__Rows__.
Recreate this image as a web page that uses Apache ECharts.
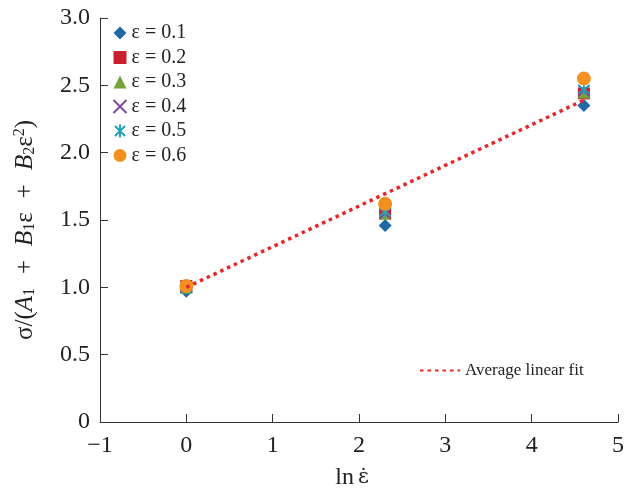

==

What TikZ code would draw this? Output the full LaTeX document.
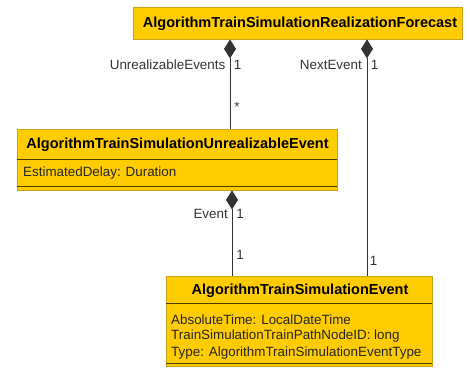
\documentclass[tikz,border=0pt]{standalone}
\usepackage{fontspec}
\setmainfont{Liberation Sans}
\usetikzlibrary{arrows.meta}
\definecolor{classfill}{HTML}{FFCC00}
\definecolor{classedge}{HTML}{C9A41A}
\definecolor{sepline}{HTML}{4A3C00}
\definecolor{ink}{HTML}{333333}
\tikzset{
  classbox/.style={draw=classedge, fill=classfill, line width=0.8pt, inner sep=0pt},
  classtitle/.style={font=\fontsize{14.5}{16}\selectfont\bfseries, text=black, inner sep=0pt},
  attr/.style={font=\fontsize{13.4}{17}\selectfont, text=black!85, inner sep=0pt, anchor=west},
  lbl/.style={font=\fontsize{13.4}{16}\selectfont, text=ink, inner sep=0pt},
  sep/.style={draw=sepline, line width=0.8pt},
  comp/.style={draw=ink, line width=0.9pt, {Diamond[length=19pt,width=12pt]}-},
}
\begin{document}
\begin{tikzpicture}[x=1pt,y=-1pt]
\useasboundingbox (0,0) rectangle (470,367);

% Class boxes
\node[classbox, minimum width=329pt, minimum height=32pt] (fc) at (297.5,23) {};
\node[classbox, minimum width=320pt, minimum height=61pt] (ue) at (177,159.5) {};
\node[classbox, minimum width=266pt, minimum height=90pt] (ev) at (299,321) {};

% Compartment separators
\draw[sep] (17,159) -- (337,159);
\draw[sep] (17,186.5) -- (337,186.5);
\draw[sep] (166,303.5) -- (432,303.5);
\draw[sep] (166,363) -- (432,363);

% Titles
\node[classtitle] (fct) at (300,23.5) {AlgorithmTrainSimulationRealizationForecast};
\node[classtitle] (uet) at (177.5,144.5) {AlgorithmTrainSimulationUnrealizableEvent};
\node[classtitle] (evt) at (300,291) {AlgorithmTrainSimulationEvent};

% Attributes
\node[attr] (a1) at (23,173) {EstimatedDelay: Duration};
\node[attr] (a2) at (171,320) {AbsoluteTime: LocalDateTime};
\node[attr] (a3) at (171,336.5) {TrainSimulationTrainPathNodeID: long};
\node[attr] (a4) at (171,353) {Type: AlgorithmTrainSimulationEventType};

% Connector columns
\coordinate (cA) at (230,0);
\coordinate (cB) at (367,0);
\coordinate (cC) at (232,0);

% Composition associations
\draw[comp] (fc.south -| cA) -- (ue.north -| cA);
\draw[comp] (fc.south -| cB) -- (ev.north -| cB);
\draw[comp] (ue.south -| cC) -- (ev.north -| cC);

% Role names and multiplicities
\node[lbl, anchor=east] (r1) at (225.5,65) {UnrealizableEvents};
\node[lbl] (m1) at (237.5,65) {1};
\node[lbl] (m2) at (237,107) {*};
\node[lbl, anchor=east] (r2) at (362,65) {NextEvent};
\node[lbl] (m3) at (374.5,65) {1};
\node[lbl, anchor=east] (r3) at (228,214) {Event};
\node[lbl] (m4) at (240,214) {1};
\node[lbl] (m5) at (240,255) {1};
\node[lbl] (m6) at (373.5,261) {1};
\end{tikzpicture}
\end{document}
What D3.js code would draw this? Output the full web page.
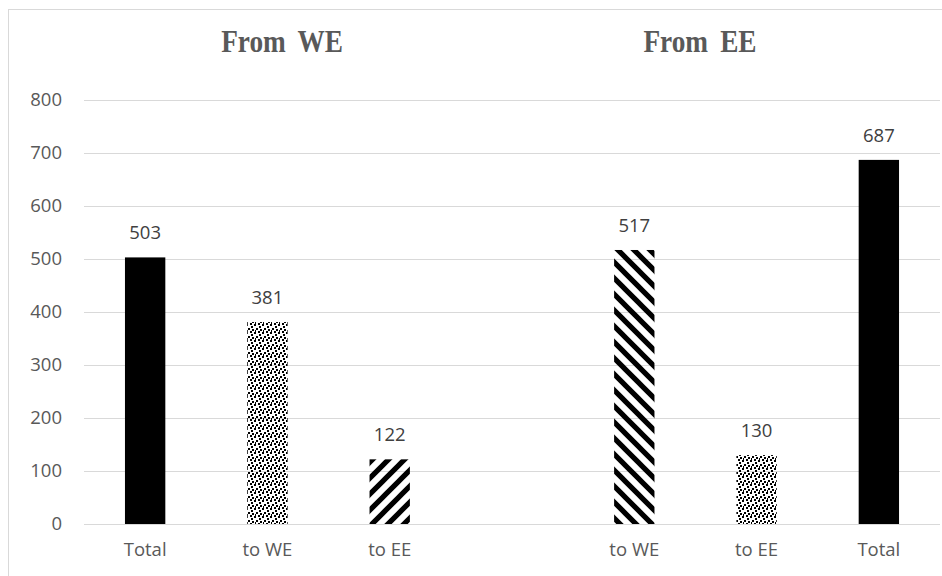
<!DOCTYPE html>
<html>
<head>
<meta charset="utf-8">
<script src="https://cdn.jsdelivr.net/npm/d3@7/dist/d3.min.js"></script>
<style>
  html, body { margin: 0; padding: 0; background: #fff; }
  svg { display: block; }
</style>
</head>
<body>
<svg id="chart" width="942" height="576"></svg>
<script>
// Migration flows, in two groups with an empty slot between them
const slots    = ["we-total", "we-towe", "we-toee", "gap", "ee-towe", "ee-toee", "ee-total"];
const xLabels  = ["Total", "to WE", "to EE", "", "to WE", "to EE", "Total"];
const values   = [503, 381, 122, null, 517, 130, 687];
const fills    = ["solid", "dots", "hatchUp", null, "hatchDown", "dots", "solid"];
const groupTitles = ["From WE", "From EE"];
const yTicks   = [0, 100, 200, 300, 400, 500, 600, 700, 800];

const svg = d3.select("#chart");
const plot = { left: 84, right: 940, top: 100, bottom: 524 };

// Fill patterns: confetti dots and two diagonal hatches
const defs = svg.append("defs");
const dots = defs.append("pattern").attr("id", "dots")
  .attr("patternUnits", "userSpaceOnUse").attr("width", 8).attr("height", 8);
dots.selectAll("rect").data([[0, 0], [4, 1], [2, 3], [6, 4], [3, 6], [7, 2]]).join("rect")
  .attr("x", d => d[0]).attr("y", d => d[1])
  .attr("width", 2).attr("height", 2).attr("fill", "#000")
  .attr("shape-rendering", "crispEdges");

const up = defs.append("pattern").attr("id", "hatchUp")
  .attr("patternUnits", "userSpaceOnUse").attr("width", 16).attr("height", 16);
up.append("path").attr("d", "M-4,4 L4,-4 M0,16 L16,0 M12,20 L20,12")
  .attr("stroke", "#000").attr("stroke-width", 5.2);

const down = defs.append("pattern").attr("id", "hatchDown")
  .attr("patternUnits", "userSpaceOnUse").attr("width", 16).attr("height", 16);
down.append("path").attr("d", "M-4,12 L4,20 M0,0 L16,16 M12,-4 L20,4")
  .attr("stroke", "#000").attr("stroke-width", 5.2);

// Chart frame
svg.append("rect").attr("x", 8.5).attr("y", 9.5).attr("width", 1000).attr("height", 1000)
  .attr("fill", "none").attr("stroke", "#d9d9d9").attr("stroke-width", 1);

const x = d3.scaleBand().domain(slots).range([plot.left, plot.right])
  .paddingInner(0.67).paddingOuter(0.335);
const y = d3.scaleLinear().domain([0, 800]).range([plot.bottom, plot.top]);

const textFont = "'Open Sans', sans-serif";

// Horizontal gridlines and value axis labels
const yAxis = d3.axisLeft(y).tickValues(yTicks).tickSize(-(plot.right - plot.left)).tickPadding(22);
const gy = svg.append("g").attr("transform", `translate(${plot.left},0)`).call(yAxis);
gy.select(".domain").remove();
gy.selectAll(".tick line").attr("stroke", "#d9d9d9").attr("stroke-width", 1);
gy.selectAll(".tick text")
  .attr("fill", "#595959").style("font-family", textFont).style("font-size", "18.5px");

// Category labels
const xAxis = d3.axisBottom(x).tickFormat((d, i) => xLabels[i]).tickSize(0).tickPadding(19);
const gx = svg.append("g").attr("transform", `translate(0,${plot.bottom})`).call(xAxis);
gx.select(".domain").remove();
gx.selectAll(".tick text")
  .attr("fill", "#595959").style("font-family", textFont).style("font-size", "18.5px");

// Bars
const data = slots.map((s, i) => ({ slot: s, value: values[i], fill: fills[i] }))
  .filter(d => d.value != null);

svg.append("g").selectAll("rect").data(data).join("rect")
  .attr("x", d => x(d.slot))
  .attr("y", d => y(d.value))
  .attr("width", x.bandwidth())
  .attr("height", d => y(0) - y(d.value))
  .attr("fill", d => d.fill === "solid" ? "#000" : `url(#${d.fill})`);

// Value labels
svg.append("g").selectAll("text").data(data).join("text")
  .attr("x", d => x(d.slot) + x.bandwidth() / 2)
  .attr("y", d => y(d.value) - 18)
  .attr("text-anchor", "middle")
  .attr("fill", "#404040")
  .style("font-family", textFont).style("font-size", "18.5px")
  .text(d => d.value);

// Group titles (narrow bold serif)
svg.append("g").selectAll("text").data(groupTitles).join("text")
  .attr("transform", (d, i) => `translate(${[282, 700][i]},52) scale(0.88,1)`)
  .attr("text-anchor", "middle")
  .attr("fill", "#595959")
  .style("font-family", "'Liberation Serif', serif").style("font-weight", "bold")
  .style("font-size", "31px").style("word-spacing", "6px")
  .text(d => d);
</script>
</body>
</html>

__What is needed__.
Look above for the line with "What TikZ code" and the line with "(ev.north -| cC);"; set down those two lines and all lines between them exactly, without pictures and without anything else.

__Complete output__.
What TikZ code would draw this? Output the full LaTeX document.
\documentclass[tikz,border=0pt]{standalone}
\usepackage{fontspec}
\setmainfont{Liberation Sans}
\usetikzlibrary{arrows.meta}
\definecolor{classfill}{HTML}{FFCC00}
\definecolor{classedge}{HTML}{C9A41A}
\definecolor{sepline}{HTML}{4A3C00}
\definecolor{ink}{HTML}{333333}
\tikzset{
  classbox/.style={draw=classedge, fill=classfill, line width=0.8pt, inner sep=0pt},
  classtitle/.style={font=\fontsize{14.5}{16}\selectfont\bfseries, text=black, inner sep=0pt},
  attr/.style={font=\fontsize{13.4}{17}\selectfont, text=black!85, inner sep=0pt, anchor=west},
  lbl/.style={font=\fontsize{13.4}{16}\selectfont, text=ink, inner sep=0pt},
  sep/.style={draw=sepline, line width=0.8pt},
  comp/.style={draw=ink, line width=0.9pt, {Diamond[length=19pt,width=12pt]}-},
}
\begin{document}
\begin{tikzpicture}[x=1pt,y=-1pt]
\useasboundingbox (0,0) rectangle (470,367);

% Class boxes
\node[classbox, minimum width=329pt, minimum height=32pt] (fc) at (297.5,23) {};
\node[classbox, minimum width=320pt, minimum height=61pt] (ue) at (177,159.5) {};
\node[classbox, minimum width=266pt, minimum height=90pt] (ev) at (299,321) {};

% Compartment separators
\draw[sep] (17,159) -- (337,159);
\draw[sep] (17,186.5) -- (337,186.5);
\draw[sep] (166,303.5) -- (432,303.5);
\draw[sep] (166,363) -- (432,363);

% Titles
\node[classtitle] (fct) at (300,23.5) {AlgorithmTrainSimulationRealizationForecast};
\node[classtitle] (uet) at (177.5,144.5) {AlgorithmTrainSimulationUnrealizableEvent};
\node[classtitle] (evt) at (300,291) {AlgorithmTrainSimulationEvent};

% Attributes
\node[attr] (a1) at (23,173) {EstimatedDelay: Duration};
\node[attr] (a2) at (171,320) {AbsoluteTime: LocalDateTime};
\node[attr] (a3) at (171,336.5) {TrainSimulationTrainPathNodeID: long};
\node[attr] (a4) at (171,353) {Type: AlgorithmTrainSimulationEventType};

% Connector columns
\coordinate (cA) at (230,0);
\coordinate (cB) at (367,0);
\coordinate (cC) at (232,0);

% Composition associations
\draw[comp] (fc.south -| cA) -- (ue.north -| cA);
\draw[comp] (fc.south -| cB) -- (ev.north -| cB);
\draw[comp] (ue.south -| cC) -- (ev.north -| cC);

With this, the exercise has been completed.